Cependant, on n’aura jamais vu une telle mobilisation des hautes sphères internationales autour de l’assassinat d’un journaliste. Jusqu’au boycott du sommet économique Future Investment Initiative, organisé par le prince héritier. Les grands patrons américains, suivis des grandes institutions financières, le FMI, la Banque mondiale, le secrétaire au Trésor américain, et les ministres étrangers de l’Économie, dont le ministre français ont annulé leur participation au forum.
Le 20 octobre, l’agence de presse saoudienne présentait la version saoudienne de la mort de Jamal Khashoggi : « Les discussions qui ont eu lieu entre lui et les personnes qui l’ont reçu au consulat saoudien à Istanbul ont débouché sur une bagarre et sur une rixe à coups de poing avec le citoyen Jamal Khashoggi. Ce qui a conduit à sa mort … Que son âme repose en paix », déclarait le procureur général d’Arabie saoudite. « Les individus qui ont fait cela l’ont fait en dehors du champ de leurs responsabilités.
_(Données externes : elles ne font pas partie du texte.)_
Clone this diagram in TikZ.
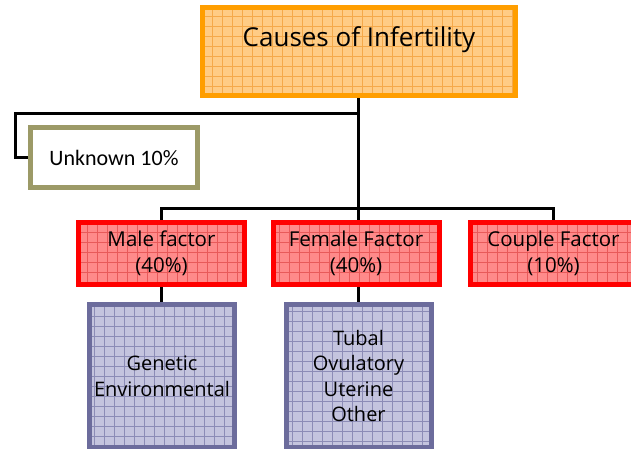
\documentclass[tikz,border=0pt]{standalone}
\usepackage{fontspec}
\setmainfont{Open Sans}
\newfontfamily\unkfont{Carlito}
\usetikzlibrary{backgrounds}
\definecolor{orangeline}{HTML}{FF9E00}
\definecolor{orangefill}{HTML}{FFCC85}
\definecolor{orangegrid}{HTML}{F5A94A}
\definecolor{redline}{HTML}{FF0000}
\definecolor{redfill}{HTML}{FF8A8A}
\definecolor{redgrid}{HTML}{E85A5A}
\definecolor{purpleline}{HTML}{6C6C9C}
\definecolor{purplefill}{HTML}{C4C4DE}
\definecolor{purplegrid}{HTML}{8C8CB6}
\definecolor{oliveline}{HTML}{9C9A67}
\tikzset{
  gridded/.style={path picture={\draw[#1,line width=0.6pt,step=10pt]
    (path picture bounding box.south west) grid (path picture bounding box.north east);}},
  titlebox/.style={draw=orangeline,fill=orangefill,gridded=orangegrid,line width=5pt,
    minimum width=313pt,minimum height=88pt,font=\fontsize{26}{30}\selectfont,text depth=30pt},
  unkbox/.style={draw=oliveline,fill=white,line width=5pt,minimum width=167pt,
    minimum height=60pt,font=\unkfont\fontsize{22}{26}\selectfont},
  factorbox/.style={draw=redline,fill=redfill,gridded=redgrid,line width=5pt,
    minimum width=166pt,minimum height=62pt,align=center,font=\fontsize{20.5}{26}\selectfont},
  subbox/.style={draw=purpleline,fill=purplefill,gridded=purplegrid,line width=5pt,
    minimum width=145pt,minimum height=143pt,align=center,font=\fontsize{20}{25.5}\selectfont},
  conn/.style={line width=3pt}
}
\begin{document}
\begin{tikzpicture}[x=1pt,y=-1pt]
  \useasboundingbox (0,0) rectangle (631,448);
  % boxes
  \node[titlebox] (top) at (359,51.5) {Causes of Infertility};
  \node[unkbox] (unk) at (114,157.5) {Unknown 10\%};
  \node[factorbox] (male) at (161.5,253.5) {Male factor\\(40\%)};
  \node[factorbox] (female) at (356,253.5) {Female Factor\\(40\%)};
  \node[factorbox] (couple) at (553.5,253.5) {Couple Factor\\(10\%)};
  \node[subbox] (gen) at (162,376) {Genetic\\Environmental};
  \node[subbox] (fem) at (358.5,376) {Tubal\\Ovulatory\\Uterine\\Other};
  % connectors
  \coordinate (ju) at (358,113);
  \coordinate (uk) at (15,113);
  \coordinate (jn) at (358,208);
  \begin{scope}[on background layer]
    \draw[conn] (top.south-|jn) -- (jn);
    \draw[conn] (ju) -- (uk) |- (unk.west);
    \draw[conn] (male.north) |- (jn) -| (couple.north);
    \draw[conn] (jn) -- (jn|-female.north);
    \draw[conn] (male.south) -- (male.south|-gen.north);
    \draw[conn] (female.south-|jn) -- (jn|-fem.north);
  \end{scope}
\end{tikzpicture}
\end{document}
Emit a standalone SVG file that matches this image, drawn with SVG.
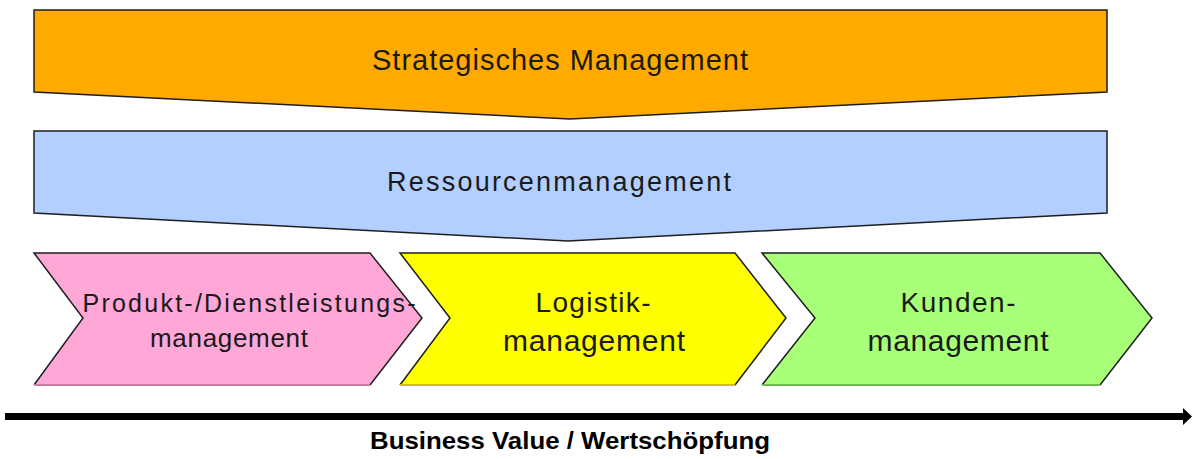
<svg xmlns="http://www.w3.org/2000/svg" width="1192" height="459" viewBox="0 0 1192 459">
<style>
.lbl{font-family:"Liberation Sans","DejaVu Sans",sans-serif;fill:#1a1a1a;text-anchor:middle}
.edge{fill:none;stroke:#1e1e1e;stroke-width:1.5;stroke-linejoin:miter}
</style>
<rect width="1192" height="459" fill="#ffffff"/>
<g id="strategisches-management">
<polygon points="34,10 1107,10 1107,92 570,119 34,92" class="edge" style="fill:#FFAA00"/>
<text class="lbl" style="font-size:29px" x="560" y="70" textLength="376" lengthAdjust="spacing">Strategisches Management</text>
</g>
<g id="ressourcenmanagement">
<polygon points="34,131 1107,131 1107,213 568,241 34,213" class="edge" style="fill:#B2CFFF"/>
<text class="lbl" style="font-size:27px" x="559" y="191" textLength="344" lengthAdjust="spacing">Ressourcenmanagement</text>
</g>
<g id="produkt-dienstleistungsmanagement">
<polygon points="34,253 370,253 422,318 370,385 34,385 83,318" fill="#FFA8D8"/>
<polyline points="34,385 83,318 34,253 370,253 422,318 370,385" class="edge"/>
<line x1="34" y1="385" x2="370" y2="385" stroke="#C77FA6" stroke-width="2"/>
<text class="lbl" style="font-size:25px" x="249" y="312" textLength="333" lengthAdjust="spacing">Produkt-/Dienstleistungs-</text>
<text class="lbl" style="font-size:26px" x="229" y="347" textLength="158" lengthAdjust="spacing">management</text>
</g>
<g id="logistikmanagement">
<polygon points="400,253 735,253 786,318 735,385 400,385 450,318" fill="#FFFF00"/>
<polyline points="400,385 450,318 400,253 735,253 786,318 735,385" class="edge"/>
<line x1="400" y1="385" x2="735" y2="385" stroke="#CFC000" stroke-width="2"/>
<text class="lbl" style="font-size:28px" x="593" y="312" textLength="115" lengthAdjust="spacing">Logistik-</text>
<text class="lbl" style="font-size:30px" x="594" y="351" textLength="182" lengthAdjust="spacing">management</text>
</g>
<g id="kundenmanagement">
<polygon points="762,253 1100,253 1152,318 1100,385 762,385 815,318" fill="#A8FF78"/>
<polyline points="762,385 815,318 762,253 1100,253 1152,318 1100,385" class="edge"/>
<line x1="762" y1="385" x2="1100" y2="385" stroke="#6FB84E" stroke-width="2"/>
<text class="lbl" style="font-size:28px" x="958" y="312" textLength="115" lengthAdjust="spacing">Kunden-</text>
<text class="lbl" style="font-size:30px" x="958" y="351" textLength="181" lengthAdjust="spacing">management</text>
</g>
<g id="connectors">
<line x1="5" y1="416.5" x2="1185" y2="416.5" stroke="#000" stroke-width="7"/>
<polygon points="1183,408 1192,416.5 1183,425" fill="#000"/>
</g>
<g id="axis-label">
<text class="lbl" style="font-size:24px;font-weight:bold;fill:#000" x="570" y="449" textLength="400" lengthAdjust="spacingAndGlyphs">Business Value / Wertschöpfung</text>
</g>
</svg>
Une erreur monumentale a été commise, qui a été aggravée par la tentative de la cacher », ajoutait-il, affirmant que Mohammed Ben Salman n’avait pas été informé et n’avait pas autorisé l’opération. En Arabie saoudite, dix-huit personnes étaient arrêtées et deux proches de MBS destitués, Ahmed Al-Assiri, haut responsable du renseignement et Saoud Al Qahtani, un « conseiller influent ».
Ryad a « convaincu » Donald Trump qui a jugé cette version des faits «crédible « et réaffirmé ses liens avec son « excellent allié » saoudien dont il attend qu’il signe un nouveau contrat de 300 milliards d’euros sur dix ans, dont 10 milliards d’armement. Merci….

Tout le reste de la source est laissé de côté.